Latest from Youth & Policy
Reflecting on experiences in a current ethnographic research project, Phoebe Hill discusses the particular challenges around consent and ethics when undertaking research in informal youth settings.
The formal vs informal clash: the challenges of ethnographic research with young people in a youth drop-in context
Just an extract from this excellent, self-critical piece,
One final challenge of carrying out ethnographic research in a youth drop-in environment is around your role as researcher. Although young people may know that you are a researcher, they may relate to you as they do to all other adults in the drop-in space: as a youth worker. This creates ‘ethical speedbumps’(Weis and Fine 2000) which catch you off guard in the field, and throw you into quandaries about how and who to be in moments that you aren’t expecting.

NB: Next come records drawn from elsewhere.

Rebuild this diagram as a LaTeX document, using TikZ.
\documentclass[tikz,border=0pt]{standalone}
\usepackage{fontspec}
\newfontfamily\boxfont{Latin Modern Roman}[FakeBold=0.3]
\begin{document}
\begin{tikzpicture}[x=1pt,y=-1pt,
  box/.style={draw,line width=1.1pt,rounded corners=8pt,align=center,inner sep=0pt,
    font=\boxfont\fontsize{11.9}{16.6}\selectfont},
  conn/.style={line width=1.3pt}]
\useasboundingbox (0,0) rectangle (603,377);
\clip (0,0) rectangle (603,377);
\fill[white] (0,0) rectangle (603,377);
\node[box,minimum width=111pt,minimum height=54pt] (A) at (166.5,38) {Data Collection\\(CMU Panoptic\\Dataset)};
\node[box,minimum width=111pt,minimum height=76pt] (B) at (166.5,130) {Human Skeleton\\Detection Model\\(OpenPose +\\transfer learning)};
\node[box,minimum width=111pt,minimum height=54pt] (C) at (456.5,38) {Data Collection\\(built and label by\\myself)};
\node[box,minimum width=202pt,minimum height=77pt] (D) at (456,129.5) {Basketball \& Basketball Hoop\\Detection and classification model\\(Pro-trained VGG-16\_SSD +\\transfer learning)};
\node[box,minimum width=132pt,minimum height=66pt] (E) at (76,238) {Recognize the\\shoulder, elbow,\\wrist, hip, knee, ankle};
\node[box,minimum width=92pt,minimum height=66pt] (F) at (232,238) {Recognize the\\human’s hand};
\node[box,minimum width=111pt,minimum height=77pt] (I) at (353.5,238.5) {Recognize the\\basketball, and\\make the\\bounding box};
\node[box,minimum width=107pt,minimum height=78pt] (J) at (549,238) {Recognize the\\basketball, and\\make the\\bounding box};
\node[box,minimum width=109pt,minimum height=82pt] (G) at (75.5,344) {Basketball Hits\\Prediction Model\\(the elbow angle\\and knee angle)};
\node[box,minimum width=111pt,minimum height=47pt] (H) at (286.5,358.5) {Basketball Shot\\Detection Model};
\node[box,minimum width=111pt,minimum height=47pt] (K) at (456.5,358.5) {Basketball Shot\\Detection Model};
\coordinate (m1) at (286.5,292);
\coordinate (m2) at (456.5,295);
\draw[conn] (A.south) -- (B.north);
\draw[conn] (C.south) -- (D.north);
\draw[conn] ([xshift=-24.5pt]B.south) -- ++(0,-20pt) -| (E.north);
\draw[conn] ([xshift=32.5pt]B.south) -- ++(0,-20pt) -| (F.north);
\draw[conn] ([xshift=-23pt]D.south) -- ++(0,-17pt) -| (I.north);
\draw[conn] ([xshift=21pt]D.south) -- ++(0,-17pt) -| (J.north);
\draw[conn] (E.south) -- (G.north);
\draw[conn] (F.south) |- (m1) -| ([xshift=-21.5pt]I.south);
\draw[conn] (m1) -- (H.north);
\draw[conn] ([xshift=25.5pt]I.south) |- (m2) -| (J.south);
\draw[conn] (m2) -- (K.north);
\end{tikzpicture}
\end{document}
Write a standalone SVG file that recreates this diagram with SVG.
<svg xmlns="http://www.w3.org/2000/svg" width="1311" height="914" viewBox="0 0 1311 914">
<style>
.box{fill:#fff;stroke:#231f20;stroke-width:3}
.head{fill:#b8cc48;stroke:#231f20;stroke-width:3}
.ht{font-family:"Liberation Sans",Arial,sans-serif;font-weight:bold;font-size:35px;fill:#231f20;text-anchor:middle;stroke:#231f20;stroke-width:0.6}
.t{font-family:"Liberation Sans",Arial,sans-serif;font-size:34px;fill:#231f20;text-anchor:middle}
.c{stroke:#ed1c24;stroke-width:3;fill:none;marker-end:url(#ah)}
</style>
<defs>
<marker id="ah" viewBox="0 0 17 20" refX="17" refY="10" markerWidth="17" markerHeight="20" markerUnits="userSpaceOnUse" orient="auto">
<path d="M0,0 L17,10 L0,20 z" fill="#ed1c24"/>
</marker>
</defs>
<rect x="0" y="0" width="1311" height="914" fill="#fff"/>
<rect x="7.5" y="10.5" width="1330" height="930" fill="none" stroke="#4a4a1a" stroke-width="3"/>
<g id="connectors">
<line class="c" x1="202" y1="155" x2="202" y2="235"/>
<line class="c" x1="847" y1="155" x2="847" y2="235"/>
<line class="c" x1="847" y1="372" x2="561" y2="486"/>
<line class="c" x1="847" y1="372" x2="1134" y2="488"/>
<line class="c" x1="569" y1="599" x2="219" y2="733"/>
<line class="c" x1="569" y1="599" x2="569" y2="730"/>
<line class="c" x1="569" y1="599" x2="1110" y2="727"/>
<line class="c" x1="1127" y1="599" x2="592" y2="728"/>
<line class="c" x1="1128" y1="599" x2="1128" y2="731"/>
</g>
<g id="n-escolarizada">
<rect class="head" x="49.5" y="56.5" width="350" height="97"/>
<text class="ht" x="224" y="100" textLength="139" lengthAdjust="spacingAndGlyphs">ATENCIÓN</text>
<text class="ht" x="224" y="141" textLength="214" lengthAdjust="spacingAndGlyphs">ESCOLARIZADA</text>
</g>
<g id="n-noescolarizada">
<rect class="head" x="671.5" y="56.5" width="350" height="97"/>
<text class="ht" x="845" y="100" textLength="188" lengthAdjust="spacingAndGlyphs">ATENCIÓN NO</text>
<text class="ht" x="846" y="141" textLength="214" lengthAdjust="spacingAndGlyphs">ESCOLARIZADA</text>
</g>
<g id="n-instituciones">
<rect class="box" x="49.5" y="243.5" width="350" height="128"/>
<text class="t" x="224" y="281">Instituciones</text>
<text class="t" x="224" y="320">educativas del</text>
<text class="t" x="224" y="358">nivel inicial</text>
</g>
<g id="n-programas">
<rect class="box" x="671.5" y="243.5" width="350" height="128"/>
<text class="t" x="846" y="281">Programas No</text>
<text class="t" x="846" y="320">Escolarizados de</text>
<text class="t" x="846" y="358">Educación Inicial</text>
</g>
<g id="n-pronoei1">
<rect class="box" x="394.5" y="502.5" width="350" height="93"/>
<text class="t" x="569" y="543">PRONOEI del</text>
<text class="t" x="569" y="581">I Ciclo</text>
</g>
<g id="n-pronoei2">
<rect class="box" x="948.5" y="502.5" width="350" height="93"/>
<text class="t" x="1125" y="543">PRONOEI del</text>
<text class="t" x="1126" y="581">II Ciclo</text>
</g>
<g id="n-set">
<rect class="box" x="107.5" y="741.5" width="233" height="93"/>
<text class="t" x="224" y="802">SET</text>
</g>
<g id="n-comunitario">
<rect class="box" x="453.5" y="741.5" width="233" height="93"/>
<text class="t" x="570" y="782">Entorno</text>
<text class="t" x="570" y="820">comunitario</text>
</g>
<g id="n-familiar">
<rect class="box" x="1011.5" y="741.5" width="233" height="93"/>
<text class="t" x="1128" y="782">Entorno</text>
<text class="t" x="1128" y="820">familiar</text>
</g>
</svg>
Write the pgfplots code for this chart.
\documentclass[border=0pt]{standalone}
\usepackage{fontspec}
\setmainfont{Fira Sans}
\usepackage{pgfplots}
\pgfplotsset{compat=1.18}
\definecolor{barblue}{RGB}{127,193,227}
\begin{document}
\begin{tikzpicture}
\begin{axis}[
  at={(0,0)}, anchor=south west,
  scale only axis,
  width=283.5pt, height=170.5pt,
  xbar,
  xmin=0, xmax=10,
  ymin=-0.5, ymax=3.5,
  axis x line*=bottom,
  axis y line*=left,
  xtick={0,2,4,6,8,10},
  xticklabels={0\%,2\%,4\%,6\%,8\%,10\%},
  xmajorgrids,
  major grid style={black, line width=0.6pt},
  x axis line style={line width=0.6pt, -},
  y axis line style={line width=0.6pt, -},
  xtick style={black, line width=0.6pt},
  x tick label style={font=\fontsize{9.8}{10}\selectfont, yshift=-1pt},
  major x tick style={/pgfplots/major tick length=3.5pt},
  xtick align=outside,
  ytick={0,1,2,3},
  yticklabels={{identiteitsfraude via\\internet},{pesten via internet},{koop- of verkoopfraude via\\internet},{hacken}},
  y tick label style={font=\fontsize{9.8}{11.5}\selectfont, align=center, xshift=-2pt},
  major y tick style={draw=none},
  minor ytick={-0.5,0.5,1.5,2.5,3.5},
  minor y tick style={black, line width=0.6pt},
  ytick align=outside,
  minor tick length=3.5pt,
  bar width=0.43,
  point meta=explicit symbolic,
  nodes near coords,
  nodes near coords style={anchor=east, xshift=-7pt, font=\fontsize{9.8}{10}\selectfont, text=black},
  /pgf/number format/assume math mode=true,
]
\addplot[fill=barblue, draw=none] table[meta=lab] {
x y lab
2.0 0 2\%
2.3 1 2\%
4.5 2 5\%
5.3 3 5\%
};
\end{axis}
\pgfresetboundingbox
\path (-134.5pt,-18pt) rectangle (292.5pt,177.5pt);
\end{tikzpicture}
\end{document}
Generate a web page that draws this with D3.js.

Take the following example. I was sat with Charlotte in the quiet room at the drop-in. We were talking about life, and she mentioned that she was being bullied at school. I asked her what was going on, and she shared that she was receiving constant messages on her phone throughout the day and night from the people bullying her. She concluded by saying, ‘No one loves me. No one wants me here. I wish I wasn’t here.’ Without thinking about it or being able to ponder the ethics and intricacies of what I ‘should do’ in this moment, my researcher ‘hat’ was tossed aside and the youth worker and human part of me leapt to the foreground, blurting out: ‘I love you! I want you here!’. Charlotte smiled and said thanks, and the conversation moved on. I’ve reflected on this moment many times since. What should I have done? Not offered any sort of personal opinion or in any way ‘disrupted’ the environment? Charlotte was clearly inviting more from me in that moment than to be a researcher. She was crying out for help. She was asking me to be a youth leader, a human being. I don’t know if I made the right call. This is another of the challenges of being ‘in deep’ in the field with young people, because in actual fact they don’t care who you are – researcher, youth leader. In those moments, they simply want somebody, anybody, willing to listen.